Work required |
Provide an exact copy of the data, excluding the images.

Data provided |
━━━━━━━━━━
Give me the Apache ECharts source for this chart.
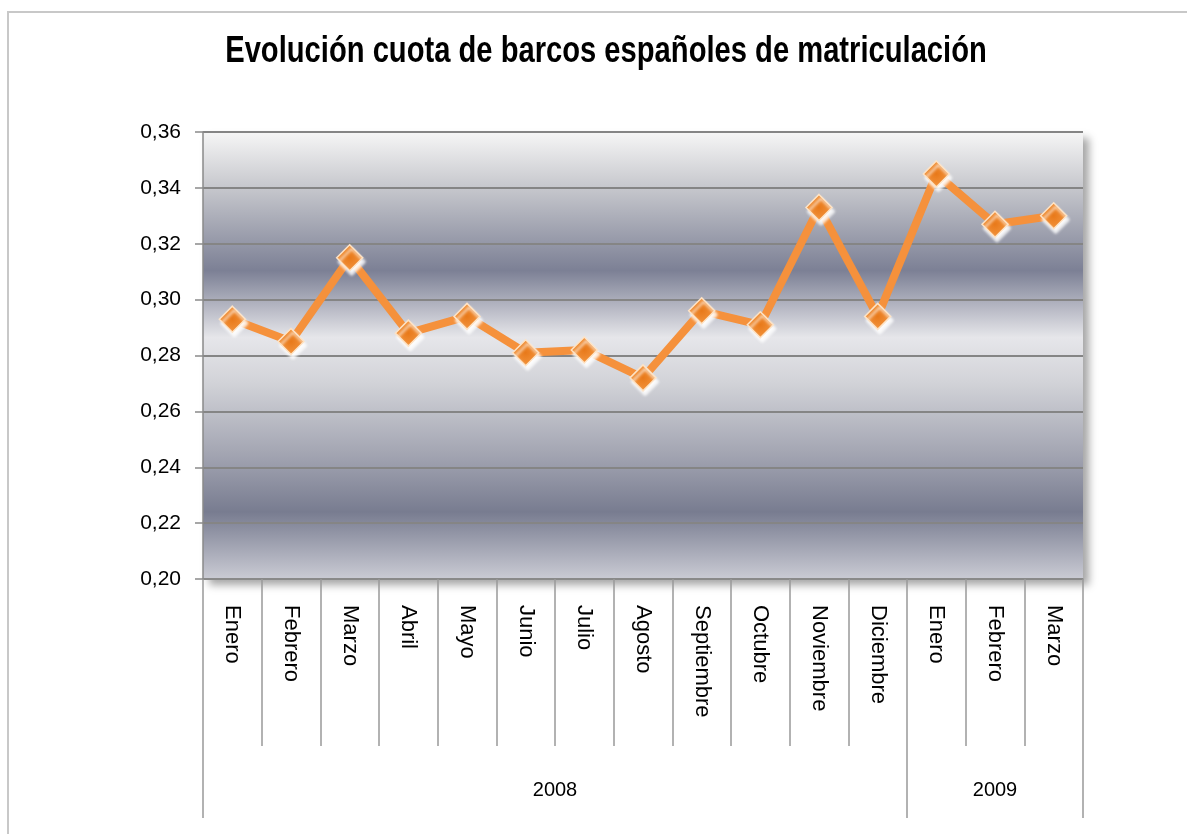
<!DOCTYPE html>
<html>
<head>
<meta charset="utf-8">
<script src="https://cdn.jsdelivr.net/npm/echarts@6/dist/echarts.min.js"></script>
<style>
  html, body { margin: 0; padding: 0; background: #fff; }
  #chart { width: 1187px; height: 834px; }
</style>
</head>
<body>
<div id="chart"></div>
<script>
// datos
const titleText = 'Evolución cuota de barcos españoles de matriculación'
const months = ['Enero', 'Febrero', 'Marzo', 'Abril', 'Mayo', 'Junio', 'Julio', 'Agosto',
  'Septiembre', 'Octubre', 'Noviembre', 'Diciembre', 'Enero', 'Febrero', 'Marzo']
const cuota = [0.293, 0.285, 0.315, 0.288, 0.294, 0.281, 0.282, 0.272,
  0.296, 0.291, 0.333, 0.294, 0.345, 0.327, 0.330]
const years = ['2008', '2009']
const yearSpans = [12, 3]
const yTicks = [0.20, 0.22, 0.24, 0.26, 0.28, 0.30, 0.32, 0.34, 0.36]

// separadores y centros de los grupos de años
const yearBounds = [0]
const yearCenters = []
yearSpans.forEach((n, i) => {
  const start = yearBounds[i]
  yearBounds.push(start + n)
  yearCenters.push(start + n / 2)
})

const chart = echarts.init(document.getElementById('chart'))

const option = {
  animation: false,
  backgroundColor: '#fff',
  textStyle: {
    fontFamily: '"Liberation Sans", Arial, sans-serif',
    color: '#000'
  },
  graphic: [
    {
      type: 'rect',
      shape: { x: 8, y: 12, width: 1300, height: 1000 },
      style: { fill: 'none', stroke: '#c8c8c8', lineWidth: 2 },
      silent: true
    },
    {
      type: 'text',
      x: 606,
      y: 52,
      scaleX: 0.81,
      style: {
        text: titleText,
        font: 'bold 36px "Liberation Sans", Arial, sans-serif',
        fill: '#000',
        textAlign: 'center',
        textVerticalAlign: 'middle'
      }
    }
  ],
  grid: {
    left: 203,
    right: 104,
    top: 132,
    bottom: 255,
    show: true,
    borderWidth: 0,
    backgroundColor: {
      type: 'linear', x: 0, y: 0, x2: 0, y2: 1,
      colorStops: [
        { offset: 0, color: '#f6f6f6' },
        { offset: 0.12, color: '#c8c9ce' },
        { offset: 0.31, color: '#7c8095' },
        { offset: 0.46, color: '#e6e6ea' },
        { offset: 0.56, color: '#d2d3d8' },
        { offset: 0.72, color: '#a3a5b2' },
        { offset: 0.85, color: '#787c90' },
        { offset: 1, color: '#cacbd4' }
      ]
    },
    shadowColor: 'rgba(0,0,0,0.35)',
    shadowBlur: 8,
    shadowOffsetX: 6,
    shadowOffsetY: 6
  },
  xAxis: [
    {
      type: 'category',
      data: months,
      boundaryGap: true,
      axisLine: { show: true, lineStyle: { color: '#8a8a8a', width: 1.5 } },
      axisTick: {
        show: true,
        alignWithLabel: false,
        interval: 0,
        length: 167,
        lineStyle: { color: '#999', width: 1.5 }
      },
      axisLabel: {
        interval: 0,
        rotate: -90,
        margin: 26,
        fontSize: 22,
        color: '#000'
      },
      splitLine: { show: false }
    },
    {
      type: 'value',
      position: 'bottom',
      offset: 167,
      min: 0,
      max: 15,
      axisLine: { show: false },
      axisTick: {
        show: true,
        customValues: yearBounds,
        length: 72,
        lineStyle: { color: '#999', width: 1.5 }
      },
      axisLabel: {
        customValues: yearCenters,
        margin: 34,
        fontSize: 20,
        color: '#000',
        formatter: function (v) {
          return years[yearCenters.indexOf(v)] || ''
        }
      },
      splitLine: { show: false }
    }
  ],
  yAxis: {
    type: 'value',
    min: yTicks[0],
    max: yTicks[yTicks.length - 1],
    interval: 0.02,
    axisLine: { show: true, lineStyle: { color: '#8a8a8a', width: 1.5 } },
    axisTick: { show: true, length: 8, lineStyle: { color: '#8a8a8a', width: 1.5 } },
    axisLabel: {
      margin: 22,
      fontSize: 21,
      color: '#000',
      formatter: function (v) {
        return v.toFixed(2).replace('.', ',')
      }
    },
    splitLine: { show: true, lineStyle: { color: '#858585', width: 2 } }
  },
  series: [
    {
      type: 'line',
      data: cuota,
      xAxisIndex: 0,
      symbol: 'diamond',
      symbolSize: 26,
      lineStyle: { color: '#f5913c', width: 8 },
      itemStyle: {
        color: {
          type: 'radial', x: 0.5, y: 0.5, r: 0.6,
          colorStops: [
            { offset: 0, color: '#e8791a' },
            { offset: 1, color: '#f59a45' }
          ]
        },
        borderColor: '#fde3c6',
        borderWidth: 1.5,
        shadowColor: 'rgba(255,255,255,0.95)',
        shadowBlur: 3,
        shadowOffsetX: 2,
        shadowOffsetY: 4
      },
      z: 5
    }
  ]
}

chart.setOption(option)
</script>
</body>
</html>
━━━━━━━━━━
Exercise answer |
Give me the Apache ECharts source for this chart.
<!DOCTYPE html>
<html>
<head>
<meta charset="utf-8">
<script src="https://cdn.jsdelivr.net/npm/echarts@6/dist/echarts.min.js"></script>
<style>
  html, body { margin: 0; padding: 0; background: #fff; }
  #chart { width: 1187px; height: 834px; }
</style>
</head>
<body>
<div id="chart"></div>
<script>
// datos
const titleText = 'Evolución cuota de barcos españoles de matriculación'
const months = ['Enero', 'Febrero', 'Marzo', 'Abril', 'Mayo', 'Junio', 'Julio', 'Agosto',
  'Septiembre', 'Octubre', 'Noviembre', 'Diciembre', 'Enero', 'Febrero', 'Marzo']
const cuota = [0.293, 0.285, 0.315, 0.288, 0.294, 0.281, 0.282, 0.272,
  0.296, 0.291, 0.333, 0.294, 0.345, 0.327, 0.330]
const years = ['2008', '2009']
const yearSpans = [12, 3]
const yTicks = [0.20, 0.22, 0.24, 0.26, 0.28, 0.30, 0.32, 0.34, 0.36]

// separadores y centros de los grupos de años
const yearBounds = [0]
const yearCenters = []
yearSpans.forEach((n, i) => {
  const start = yearBounds[i]
  yearBounds.push(start + n)
  yearCenters.push(start + n / 2)
})

const chart = echarts.init(document.getElementById('chart'))

const option = {
  animation: false,
  backgroundColor: '#fff',
  textStyle: {
    fontFamily: '"Liberation Sans", Arial, sans-serif',
    color: '#000'
  },
  graphic: [
    {
      type: 'rect',
      shape: { x: 8, y: 12, width: 1300, height: 1000 },
      style: { fill: 'none', stroke: '#c8c8c8', lineWidth: 2 },
      silent: true
    },
    {
      type: 'text',
      x: 606,
      y: 52,
      scaleX: 0.81,
      style: {
        text: titleText,
        font: 'bold 36px "Liberation Sans", Arial, sans-serif',
        fill: '#000',
        textAlign: 'center',
        textVerticalAlign: 'middle'
      }
    }
  ],
  grid: {
    left: 203,
    right: 104,
    top: 132,
    bottom: 255,
    show: true,
    borderWidth: 0,
    backgroundColor: {
      type: 'linear', x: 0, y: 0, x2: 0, y2: 1,
      colorStops: [
        { offset: 0, color: '#f6f6f6' },
        { offset: 0.12, color: '#c8c9ce' },
        { offset: 0.31, color: '#7c8095' },
        { offset: 0.46, color: '#e6e6ea' },
        { offset: 0.56, color: '#d2d3d8' },
        { offset: 0.72, color: '#a3a5b2' },
        { offset: 0.85, color: '#787c90' },
        { offset: 1, color: '#cacbd4' }
      ]
    },
    shadowColor: 'rgba(0,0,0,0.35)',
    shadowBlur: 8,
    shadowOffsetX: 6,
    shadowOffsetY: 6
  },
  xAxis: [
    {
      type: 'category',
      data: months,
      boundaryGap: true,
      axisLine: { show: true, lineStyle: { color: '#8a8a8a', width: 1.5 } },
      axisTick: {
        show: true,
        alignWithLabel: false,
        interval: 0,
        length: 167,
        lineStyle: { color: '#999', width: 1.5 }
      },
      axisLabel: {
        interval: 0,
        rotate: -90,
        margin: 26,
        fontSize: 22,
        color: '#000'
      },
      splitLine: { show: false }
    },
    {
      type: 'value',
      position: 'bottom',
      offset: 167,
      min: 0,
      max: 15,
      axisLine: { show: false },
      axisTick: {
        show: true,
        customValues: yearBounds,
        length: 72,
        lineStyle: { color: '#999', width: 1.5 }
      },
      axisLabel: {
        customValues: yearCenters,
        margin: 34,
        fontSize: 20,
        color: '#000',
        formatter: function (v) {
          return years[yearCenters.indexOf(v)] || ''
        }
      },
      splitLine: { show: false }
    }
  ],
  yAxis: {
    type: 'value',
    min: yTicks[0],
    max: yTicks[yTicks.length - 1],
    interval: 0.02,
    axisLine: { show: true, lineStyle: { color: '#8a8a8a', width: 1.5 } },
    axisTick: { show: true, length: 8, lineStyle: { color: '#8a8a8a', width: 1.5 } },
    axisLabel: {
      margin: 22,
      fontSize: 21,
      color: '#000',
      formatter: function (v) {
        return v.toFixed(2).replace('.', ',')
      }
    },
    splitLine: { show: true, lineStyle: { color: '#858585', width: 2 } }
  },
  series: [
    {
      type: 'line',
      data: cuota,
      xAxisIndex: 0,
      symbol: 'diamond',
      symbolSize: 26,
      lineStyle: { color: '#f5913c', width: 8 },
      itemStyle: {
        color: {
          type: 'radial', x: 0.5, y: 0.5, r: 0.6,
          colorStops: [
            { offset: 0, color: '#e8791a' },
            { offset: 1, color: '#f59a45' }
          ]
        },
        borderColor: '#fde3c6',
        borderWidth: 1.5,
        shadowColor: 'rgba(255,255,255,0.95)',
        shadowBlur: 3,
        shadowOffsetX: 2,
        shadowOffsetY: 4
      },
      z: 5
    }
  ]
}

chart.setOption(option)
</script>
</body>
</html>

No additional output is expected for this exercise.